The most revealing portion of the IG report documents the program's results. The CIA's "detention and interrogation of terrorists has provided intelligence that has enabled the identification and apprehension of other terrorists and warned of terrorist plots planned for the United States and around the world." That included the identification of Jose Padilla and Binyam Muhammed, who planned to detonate a dirty bomb, and the arrest of previously unknown members of an al Qaeda cell in Karachi, Pakistan, designated to pilot an aircraft attack in the U.S. The information also made the CIA aware of plots to attack the U.S. consulate in Karachi, hijack aircraft to fly into Heathrow, loosen track spikes to derail a U.S. train, blow up U.S. gas stations, fly an airplane into a California building, and cut the lines of suspension bridges in New York.

 

While the report doesn't take a position on the value of enhanced techniques, the facts speak loudly that they caused detainees to yield important information.
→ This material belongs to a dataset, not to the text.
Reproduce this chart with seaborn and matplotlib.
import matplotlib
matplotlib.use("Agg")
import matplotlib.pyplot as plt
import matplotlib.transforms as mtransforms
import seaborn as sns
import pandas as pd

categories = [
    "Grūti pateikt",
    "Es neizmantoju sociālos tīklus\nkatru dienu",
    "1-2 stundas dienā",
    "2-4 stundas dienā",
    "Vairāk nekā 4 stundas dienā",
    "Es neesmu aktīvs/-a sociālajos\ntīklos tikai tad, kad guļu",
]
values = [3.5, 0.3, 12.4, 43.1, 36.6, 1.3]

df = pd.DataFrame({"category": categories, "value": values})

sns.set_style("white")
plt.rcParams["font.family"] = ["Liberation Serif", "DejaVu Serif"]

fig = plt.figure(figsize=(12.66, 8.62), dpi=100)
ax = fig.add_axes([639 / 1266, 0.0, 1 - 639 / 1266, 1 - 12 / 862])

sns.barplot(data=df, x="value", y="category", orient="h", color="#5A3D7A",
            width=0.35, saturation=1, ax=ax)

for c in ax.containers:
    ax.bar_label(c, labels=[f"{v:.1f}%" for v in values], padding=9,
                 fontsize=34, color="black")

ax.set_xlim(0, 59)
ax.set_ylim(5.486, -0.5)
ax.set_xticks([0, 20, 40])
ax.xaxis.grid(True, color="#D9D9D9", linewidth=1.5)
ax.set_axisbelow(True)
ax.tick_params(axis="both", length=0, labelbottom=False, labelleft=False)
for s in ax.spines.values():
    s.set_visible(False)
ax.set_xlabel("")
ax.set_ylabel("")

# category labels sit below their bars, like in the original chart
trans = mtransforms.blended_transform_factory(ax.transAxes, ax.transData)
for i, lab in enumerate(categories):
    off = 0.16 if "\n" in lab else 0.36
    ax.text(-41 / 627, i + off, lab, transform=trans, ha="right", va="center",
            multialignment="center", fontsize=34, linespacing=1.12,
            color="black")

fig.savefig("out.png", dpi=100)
The report notes that early on Zubaydah provided some information, but that the waterboard resulted in "increased production." It also notes that since the use of the waterboard, "Zubaydah has appeared to be cooperative."

 

Abd al-Rahim al-Nashiri, who planned the 2000 bombing of the USS Cole, was not waterboarded. "However," says the report, "following the use of [enhanced techniques], he provided information about his most current operational planning as opposed to the historical information he provided before the use of [enhanced techniques]."

 

Then there's Khalid Sheikh Mohammed, who directed the 9/11 attacks. The report cites him as the "most prolific" provider of information. Yet it later notes that KSM, "an accomplished resistor, provided only a few intelligence reports prior to the use of the waterboard, and analysis of that information revealed that much of it was outdated, inaccurate, or incomplete." The report explains that KSM was then waterboarded 183 times, and it redacts the rest of the section. This suggests that what interrogators gleaned was valuable enough that it requires classification even today.

 

This conclusion is buttressed by two other CIA documents released this week, one from 2004 and another from 2005, that outline interrogation results. One provides details of how interrogations brought down Hambali, mastermind of the 2002 Bali bombings. KSM provided information about al Qaeda operative Majid Khan, who had been tasked with delivering money to an operative named Jubair. Khan, who had been caught, revealed information to capture Jubair, who divulged that he worked for Hambali, and provided information for Hambali's arrest. KSM then admitted that Hambali's brother was his likely successor, and that brother in turn provided information to take down an entire terrorist cell in Karachi. Hambali admitted these terrorists were to be trained to fly airplanes into U.S. targets.

 

The two CIA papers don't discuss enhanced interrogation, though the IG report suggests that KSM provided little of this information prior to his waterboarding. Some will argue that these details could have been elicited without enhanced techniques. We'll never know. The question is whether Attorney General Eric Holder and his new special counsel intend to second-guess the decisions of CIA officials who were operating in the shadow of 9/11 and who, we now know, successfully unraveled terror plots and saved lives.

 

***

Which brings us to another salient part of the IG report: CIA officials well understood that they might be second-guessed years later by politicians. "During the course of this review, a number of Agency officers expressed unsolicited concern about the possibility of recrimination or legal action resulting from their participation. . . . officers expressed concern that a human rights group might pursue them for activities . . . they feared that the Agency would not stand behind them." Another said, "Ten years from now we're going to be sorry we're doing this . . . [but] it has to be done."

 

The outrage here isn't that government officials used sometimes rough interrogation methods to break our enemies. The outrage is that, years later, when the political winds have shifted and there hasn't been another attack, our politicians would punish the men and women who did their best to protect Americans in a time of peril.